Quiero resaltar que culpo de la calamitosa situación actual a PSOE y PP, muy por encima de Pujol, Ramón Culom, Rahola, Mas, Pigdemont, Junqueras y tutti quanti. ¿Cómo voy a responsabilizar a esta gente, si todos ellos, con la posible excepción de Pujol, son personajes de chiste, que apenas alcanzan el nivel de tertuliano de tele local? No, la culpa indudablemente recae sobre quienes, primero estando en posición de saber que algo muy malo ocurría y luego teniendo la certidumbre de ello, adoptaron una pasividad casi total. Todavía podría alegarse inocencia cuando no se tocó la mal llamada inmersión lingüística (que más bien es político-cultural), ¿pero cuando empezaron a convocarse las diadas abiertamente separatistas y los referendos ilegales? Lo más que llegamos a ver fue, al mismo borde del estallido civil, un 155 ejecutado con absoluta aflicción por un PP que jamás habría querido verse en esas; la situación recordaba a los sucesivos rescates aplicados a la quebradísima PRISA, porque nadie como los populares para rescatar a quienes los odian a muerte. La solución que se adoptó finalmente fue digna de Monty Python: convocar unas elecciones que se sabía ganarían los propios insurrectos.

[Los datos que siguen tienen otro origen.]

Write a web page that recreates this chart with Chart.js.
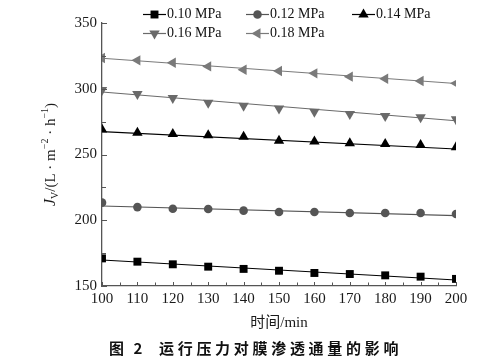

Llegamos así a los sufragios de este, año se están siguiendo con poco interés porque todo el mundo sabe que la situación está totalmente enquistada, y la Comunidad en una vía muerta. Cuando se habla de Cataluña ya nadie piensa en diseño, modernidad, economía y liderazgo, sólo en agriedad, conflicto, corrupción y victimismo; en un lastre que muchos estarían aliviados de soltar. La única novedad relativa es que, en medio de la ruina provocada por la pandemia, la cual se suma a la que trajo el delirio separatistas, los partidos de este bloque han retrasado su agenda de ruptura hasta el 2030, ese año donde todos los cursis totalitarios del mundo sueñan con darnos bien por bulo; mientras tanto, que pague la de siempre, la puta Espanya. Ni siquiera la irrupción de Vox, que poco puede ofrecer aparte de la cara de sus candidatos para ser apedreada, permite albergar esperanzas de cambio en esa Comunidad y ese parlamento.
Lo más triste es que la receta era muy sencilla, y se podía haber aplicado desde hace mucho, con un mínimo se sentido común, saludable indiferencia ante la locura y, por qué no, de humor irrevente. Nos dejó la solución el fallecido George Freches, presidente del Languedoc-Rosellón, quien preguntado por la minoría catalana de la región, respondía ufano: “Los catalanes me hacen cagar. Los enculas durante dos años, los dejas reposar dos años más y los dos años finales les dices que los quieres, con buenas palabras, les construyes un pequeño instituto para cuatro sabihondos… todos contentos, pero como hablan catalán, nadie les entiende a tres kilómetros de su casa”. Parece una bravata de taberna, sí, pero si hubiéramos seguido esa fórmula exacta desde la transición sin duda hablaríamos de un país muy distinto, más centrado en sus problemas reales, sin la distraccion provocada por esa locura colectiva tan irresposablemente fomentada. En fin, me voy al baño a crear un «contenido» especialmente dedicado a los separatistas catalanes.